The former Pakistani ambassador announced at the U.N. that
“As an expression of our solidarity with them, Pakistan is making an additional contribution to UNRWA this year,” she told delegates. “The humanitarian needs of the Palestine refugees should not be mortgaged to political expediency and narrow interests,” the Pakistani envoy stressed, urging the international community to work together to support those 5.4 million refugees.

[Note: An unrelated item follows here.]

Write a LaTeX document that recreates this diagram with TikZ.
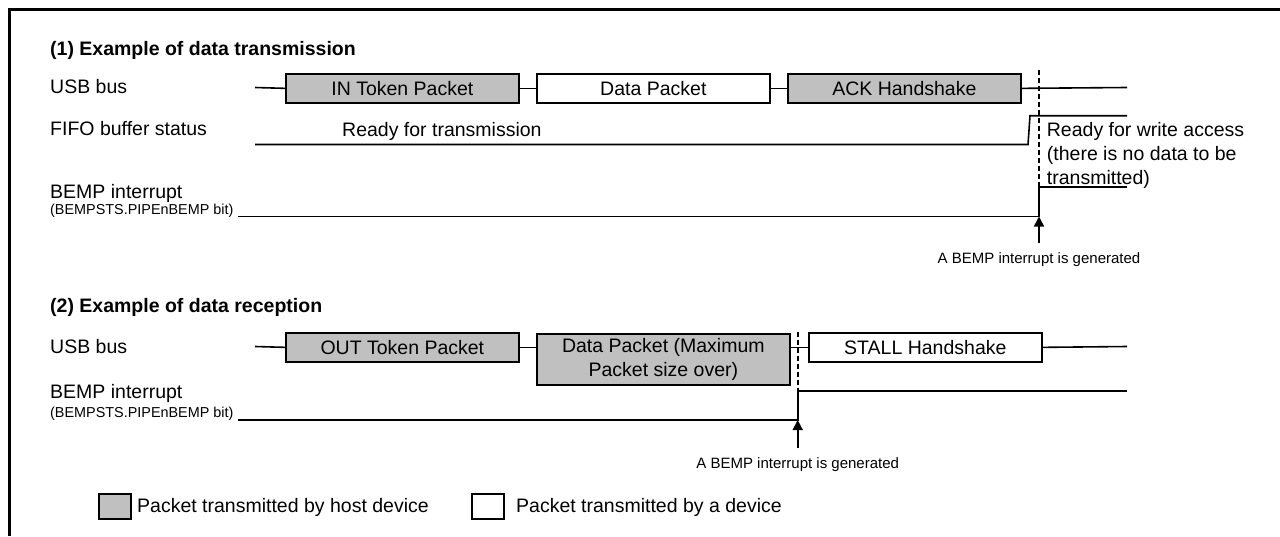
\documentclass[tikz,border=0pt]{standalone}
\usepackage{fontspec}
\setmainfont{Liberation Sans}
\usetikzlibrary{arrows.meta}
\definecolor{hostgray}{RGB}{192,192,192}
\begin{document}
\begin{tikzpicture}[x=1pt,y=-1pt,
  mainfont/.style={font=\fontsize{19.5}{23.6}\selectfont},
  pkt/.style={draw, line width=1.7pt, minimum height=29pt, inner sep=0pt, anchor=north west, mainfont, align=center},
  hostpkt/.style={pkt, fill=hostgray},
  devpkt/.style={pkt, fill=white},
  sig/.style={line width=1.6pt},
  lbl/.style={anchor=base west, inner sep=0pt, mainfont},
  ttl/.style={anchor=base west, inner sep=0pt, font=\fontsize{19.5}{23.6}\selectfont\bfseries},
  smalllbl/.style={anchor=base west, inner sep=0pt, font=\fontsize{14.4}{17}\selectfont},
  evtlbl/.style={anchor=base, inner sep=0pt, font=\fontsize{15}{18}\selectfont},
  evtline/.style={line width=2.2pt, dash pattern=on 5pt off 3pt},
  evtarrow/.style={-{Triangle[length=10pt,width=10pt]}, line width=1.6pt},
  legbox/.style={draw, line width=1.6pt, minimum width=32pt, minimum height=25pt, inner sep=0pt, anchor=north west}
]
\path[use as bounding box] (0,0) rectangle (1280,536);
% frame
\coordinate (frTR) at (1280,9);
\coordinate (frTL) at (9,9);
\coordinate (frBL) at (9,536);
\draw[line width=3pt] (frTR) -- (frTL) -- (frBL);

% ---------- (1) transmission ----------
\node[ttl] (title1) at (50,55) {(1) Example of data transmission};
\node[lbl] (usb1) at (50,93.3) {USB bus};
\node[lbl] (fifo) at (50,135) {FIFO buffer status};
\node[lbl] (bemp1) at (50,198) {BEMP interrupt};
\node[smalllbl] (bempbit1) at (50,214) {(BEMPSTS.PIPEnBEMP bit)};

\node[hostpkt, minimum width=233pt] (intok) at (285,73) {IN Token Packet};
\node[devpkt, minimum width=233pt] (data1) at (536,73) {Data Packet};
\node[hostpkt, minimum width=233pt] (ack) at (787,73) {ACK Handshake};
\coordinate (u1s) at (255,87.5);
\coordinate (u1e) at (1127,87.5);
\draw[sig] (u1s) -- (intok.west);
\draw[sig] (intok.east) -- (data1.west);
\draw[sig] (data1.east) -- (ack.west);
\draw[sig] (ack.east) -- (u1e);

% FIFO status
\coordinate (f0) at (255,144.5);
\coordinate (f1) at (1028,144.5);
\coordinate (f2) at (1030,115.7);
\coordinate (f3) at (1127,115.7);
\draw[sig] (f0) -- (f1) -- (f2) -- (f3);
\node[lbl] (rdytx) at (342,136.7) {Ready for transmission};
\node[anchor=north west, inner sep=0pt, mainfont, align=left] (rdywr) at (1046.7,122.5)
  {Ready for write access\\(there is no data to be\\transmitted)};

% event 1
\coordinate (ev1t) at (1039,70);
\coordinate (ev1b) at (1039,216.5);
\coordinate (b1s) at (238,216.5);
\coordinate (b1h) at (1039,187);
\coordinate (b1e) at (1127,187);
\draw[evtline] (ev1t) -- (ev1b);
\draw[sig] (b1s) -- (ev1b) -- (b1h) -- (b1e);
\coordinate (a1s) at (1039,243.3);
\draw[evtarrow] (a1s) -- (ev1b);
\node[evtlbl] (gen1) at (1039,263.3) {A BEMP interrupt is generated};

% ---------- (2) reception ----------
\node[ttl] (title2) at (50,312.7) {(2) Example of data reception};
\node[lbl] (usb2) at (50,353.3) {USB bus};
\node[lbl] (bemp2) at (50,398.3) {BEMP interrupt};
\node[smalllbl] (bempbit2) at (50,417) {(BEMPSTS.PIPEnBEMP bit)};

\node[hostpkt, minimum width=233pt] (outtok) at (285,332) {OUT Token Packet};
\node[hostpkt, minimum width=253pt, minimum height=51pt] (data2) at (536,333)
  {Data Packet (Maximum\\Packet size over)};
\node[devpkt, minimum width=233pt] (stall) at (808,332) {STALL Handshake};
\coordinate (u2s) at (255,346.5);
\coordinate (u2e) at (1127,346.5);
\draw[sig] (u2s) -- (outtok.west);
\draw[sig] (outtok.east) -- (outtok.east -| data2.west);
\draw[sig] (data2.east |- stall.west) -- (stall.west);
\draw[sig] (stall.east) -- (u2e);

% event 2
\coordinate (ev2t) at (797.7,331.7);
\coordinate (ev2b) at (797.7,420);
\coordinate (b2s) at (238,420);
\coordinate (b2h) at (797.7,390.7);
\coordinate (b2e) at (1127,390.7);
\draw[evtline] (ev2t) -- (ev2b);
\draw[sig] (b2s) -- (ev2b) -- (b2h) -- (b2e);
\coordinate (a2s) at (797.7,448.3);
\draw[evtarrow] (a2s) -- (ev2b);
\node[evtlbl] (gen2) at (797.7,468.3) {A BEMP interrupt is generated};

% ---------- legend ----------
\node[legbox, fill=hostgray] (leghost) at (98,493) {};
\node[lbl] (leghosttxt) at (137,512) {Packet transmitted by host device};
\node[legbox, fill=white] (legdev) at (471,493) {};
\node[lbl] (legdevtxt) at (516,512) {Packet transmitted by a device};
\end{tikzpicture}
\end{document}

What the “Palestinian refugees” need most is to stop being treated as “refugees,” and used as political pawns. Instead they should be given citizenship in their Arab host countries — only Jordan now permits them to become citizens. They should be allowed to live outside of the camps in which so many are still required — by other Arabs — to remain. They should be allowed to enter any professions which until now have been closed to them. UNRWA is not helping these people to become independent, but instead accustoming them to continue as wards of the U.N. When the Pakistani envoy says that “the humanitarian needs of the Palestine refugees should not be mortgaged to political expediency and narrow interests,” she is sending her comment to the wrong address. It is not Washington, nor Jerusalem, but the Arab states, with their “political expediency and narrow interests,” who have held the “Palestinian refugees” and their descendants in economic, social, and political thrall, and turned them into permanent dependents of UNRWA, all in order to exploit them as putative victims of Israeli conquest and cruelty.